Bonhoeffer’s and the Death of God

The letters he wrote to his friend Eberhard Bethge in those final two years were published in English translation as Letters and Papers from Prison. He speculated on the possibility of a “religionless Christianity”, out of his disgust with his own Church for failing to oppose the evils of National Socialism. He accused its leaders of being concerned only with the preservation of the Church “as though that were an end in itself. He wrote of mankind ‘come of age’, and of the need for a ‘secular holiness’.

He saw that the betrayal of the faith in Germany had made the Church incapable for the moment of proclaiming the great words of redemption and salvation. Meanwhile activities must be confined to prayer and righteous action. But he believed the time would come when ‘men will once again be called so to utter the Word of God that the world will be changed and renewed by it. It will be a new language, perhaps quite non-religious but liberating and redeeming … it will be the language of a new righteousness and truth’.

Bonhoeffer raised the question “What might Christianity without the trappings of religion look like?” The Death of God became the catchphrase to describe a movement started in 1960’s in England that saw a radical shift in the way some theologians perceived Christianity in the modern world. Using Dietrich Bonhoeffer’s Letters and Papers From Prison, in which he spoke of the need for a radical revision of Christianity in a secular (Godless) age, the Death of God theologians sought to reconstruct Christian belief and present it re-packaged for the modern world. In terms of the challenge to the existence of God they sought to overthrow the notion that God existed in the heavens and interacted with the world from afar (theism) but rather internalised God and made ‘Acts of God’ a human endeavour. Although many mistakenly described them as atheists they were/are in fact non-theists.

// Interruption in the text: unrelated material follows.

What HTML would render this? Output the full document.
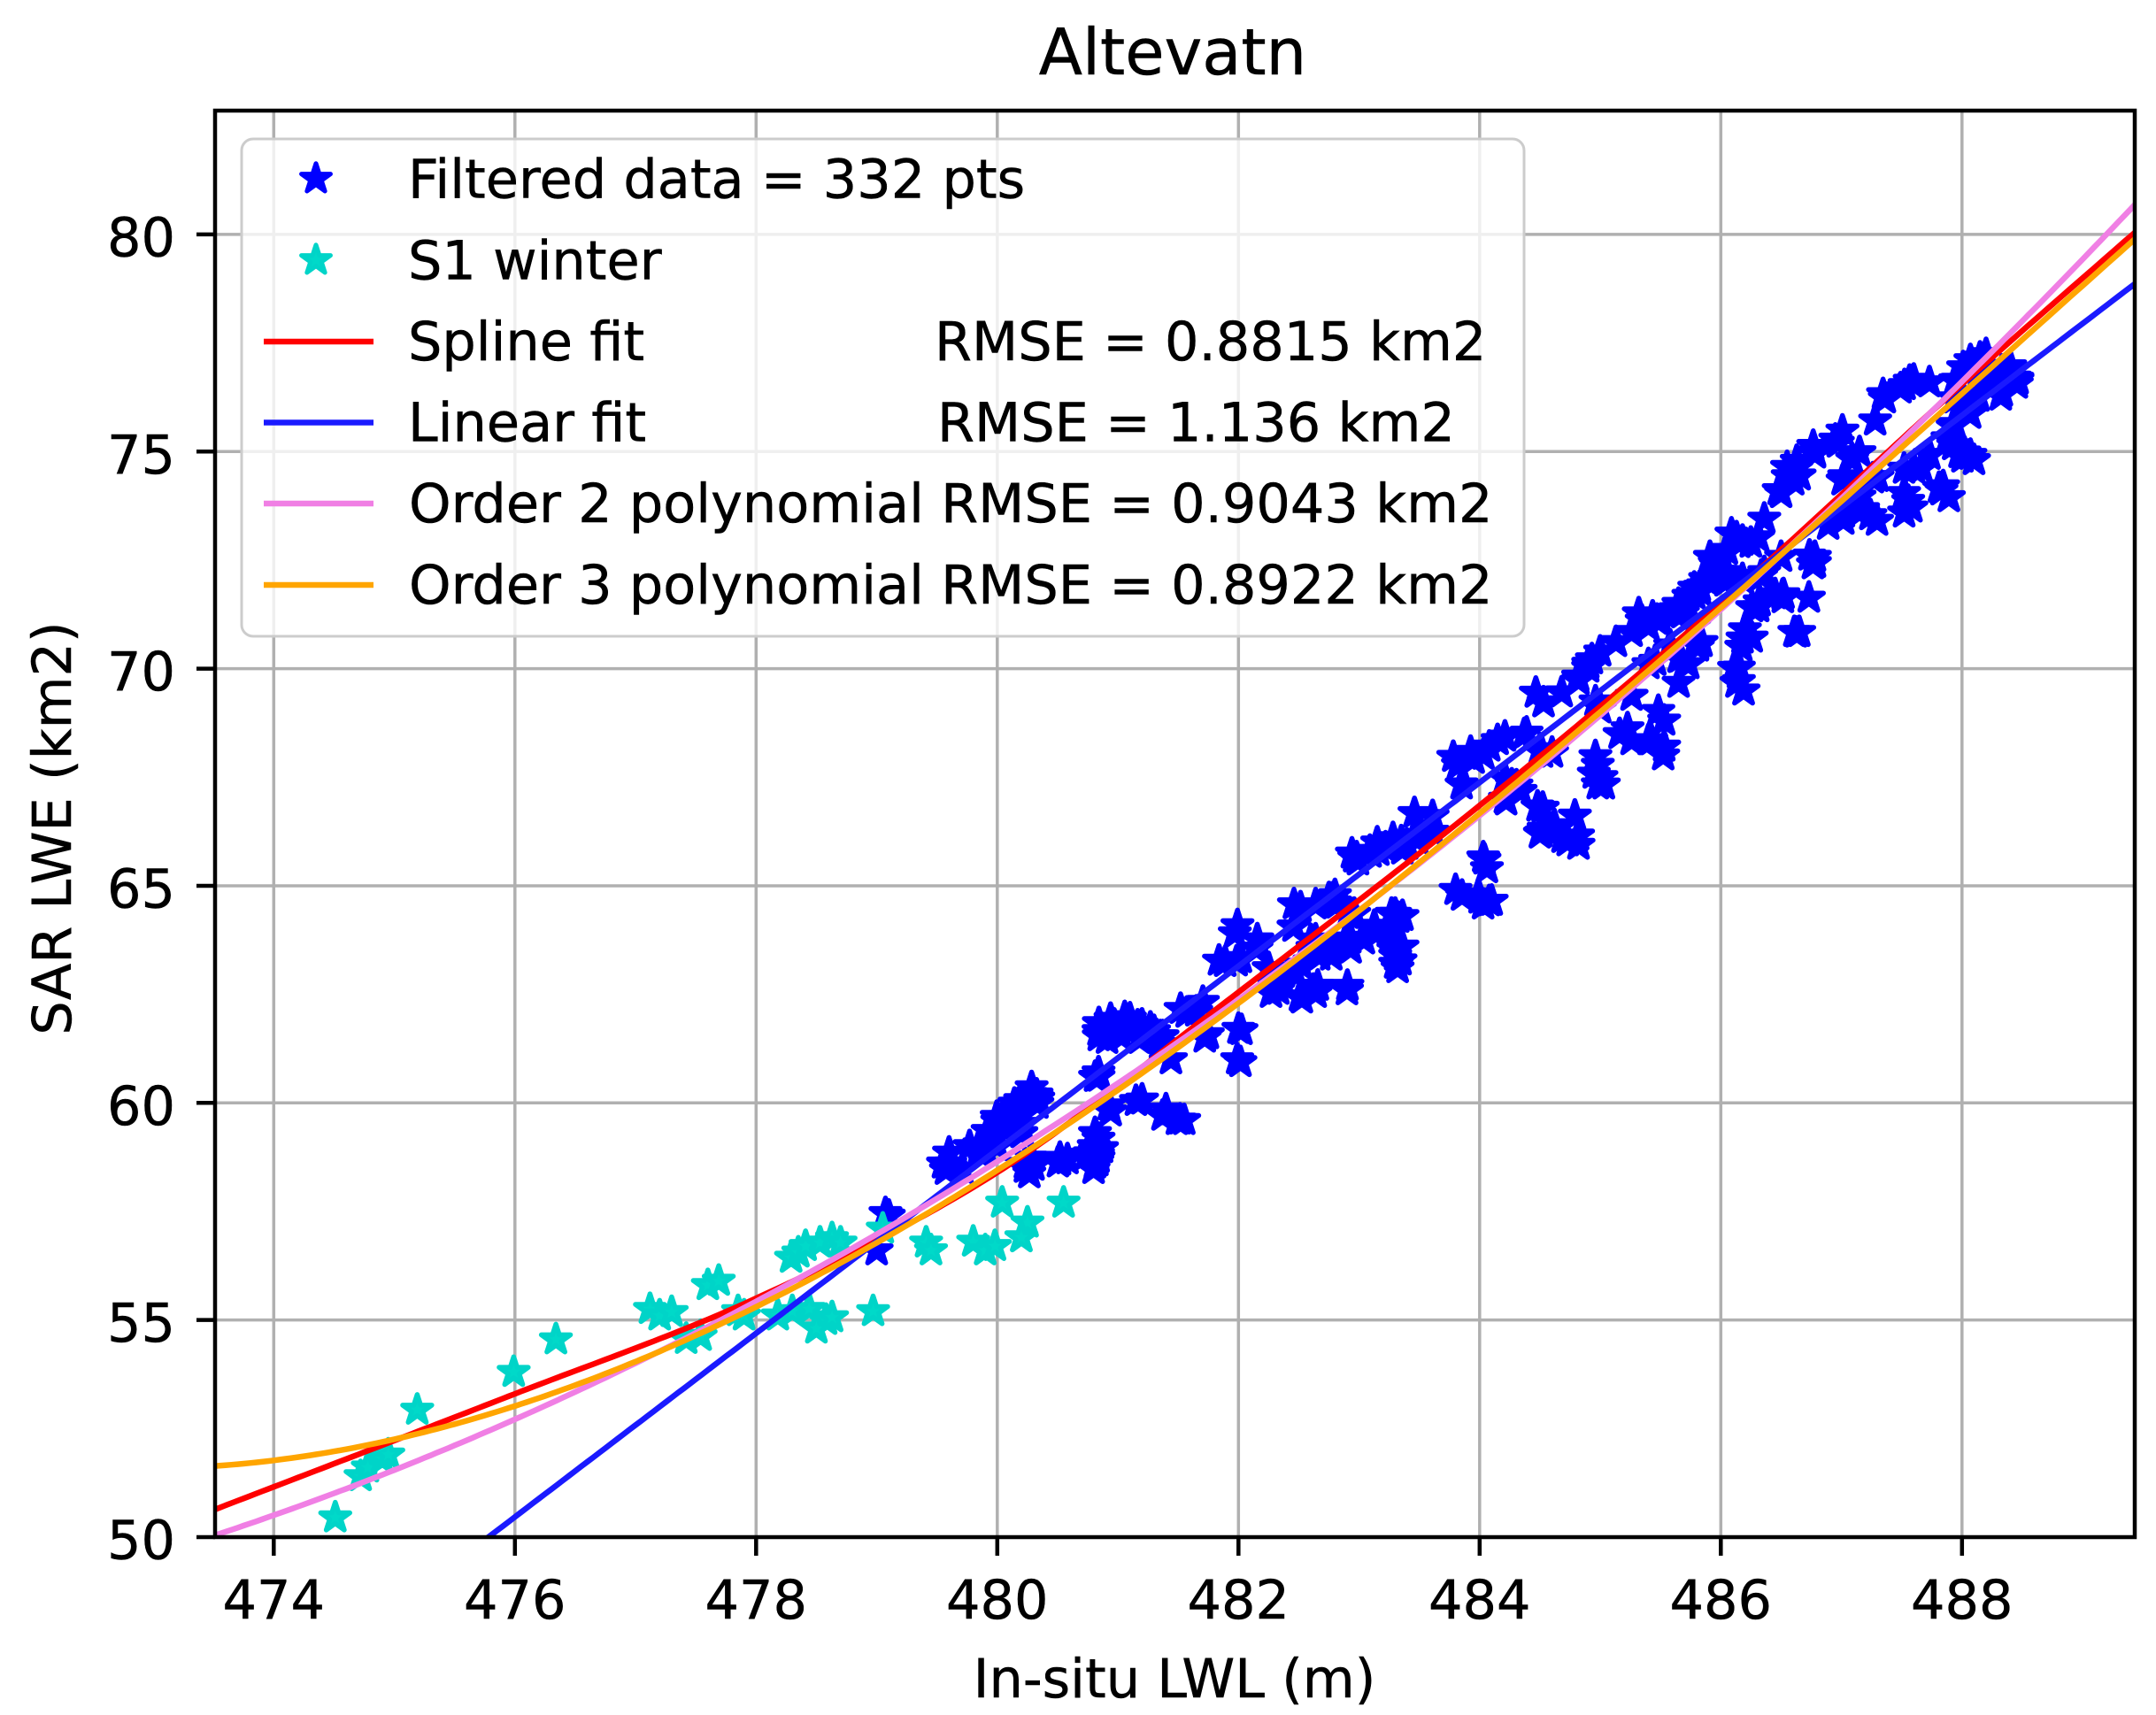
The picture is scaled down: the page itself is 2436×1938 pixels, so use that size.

From Bonhoeffer, the Death of God theologians coined the buzz-phrases, ‘Religionless Christianity’ and ‘The world come of age’. Bonhoeffer had used these terms to describe a new approach to understanding the relationship between Christianity and the modern world. People were no longer flocking to Church (an ever-increasing trend) and no longer accepted without question the ‘Divinely revealed truths’ of the necessity of belief in Jesus Christ for salvation, the Bible as the Word of God, God as creator and sustainer of the world and the supremacy of Christianity amongst the world religions (missions). Not only did they not accept but they didn’t even know what they meant any more. Thus the presupposed platforms upon which the Church had always sought to rest the gospel were no longer there.

Bonhoeffer felt the Church needed to re-interpret traditional Christian beliefs and present them afresh to the modern person. Religionless Christianity describes this new approach of moving away from traditional forms of Christian expression (but not beyond the Christian faith). The Death of God theologians recognised the same needs in then contemporary England as Bonhoeffer had in 1930’s and 1940’s Germany. To many people belief in God and going to Church was out-of-date, irrelevant and they saw no need for either of them (except to solemnise and ritualise births, death and marriage).

Doubtless the “Death of God” theologians claim Bonhoeffer as theirs. Bonhoeffer, however, in his life, writings and protest against the excesses of Nazism vis-a-vis European Jewry, embodies the true purpose of the Protestant Church, which is the spirit of protest against excesses and wrongs. Protestantism was born as a protest against the excesses of the Roman Church in control of the life of the believer, how the church raised money, and its defective philosophy and theology of faith and works.

The word “Protestants” was applied in political circles to the Lutheran signatories of the Protest made at the Diet of Speyer, 19 April 1529, against the annulment of that decision of the Diet of 1526 by which, until a church council should meet, the governments of individual states were to regulate spiritual affairs. The term was applied to Lutherans in general, and finally to all adherents of the Reformation. Now, Bonhoeffer has turned the tide against that regulation of the affairs of the Church and challenged it effectively where the civil government called the church to deny the Gospel truths of Jesus Christ. Jesus was a Jew and Bonhoeffer was not going to have anything to do with any aryan notion that the Jews were imperfect and blemished and therefore not deserving to live, for Jesus was a Jew. To do so was to invalidate the gospel message of Jesus the Christ. Bonhoeffer was not going to let that go.

Dietrich Bonhoeffer is one of the Saints for a New Era. The task of the Protestant is to protest against the sins and the errors of the “other side”. Here, Bonhoeffer was protesting against the watering down of the Christian truths vis-a-vis European Jewry, a watering down that was to have unforeseen consequences. His protest was valid. As a Christian Leader and a minister of religion, he steadfastly resisted the Nazi thrust to persecute German and European Jewry and call the Church to dance to its tune of Jews being a lesser people and children of a lesser God, excluded from the Gospel message of:

Love one another as I have loved you.
Greater love hath no man than he lay down his life for his fellow man



A Blessing from Pastor Dietrich Bonhoeffer


The world lives by the blessing of God and of the righteous and thus has a future. Blessing means laying one’s hands on something and saying, Despite everything, you belong to God. This is what we do with the world that inflicts such suffering on us. We do not abandon it; we do not repudiate, despise or condemn it. Instead we call it back to God, we give it hope, we lay our hand on it and say: May God’s blessing come upon you, may God renew you; be blessed, world created by God, you who belong to your Creator and Redeemer.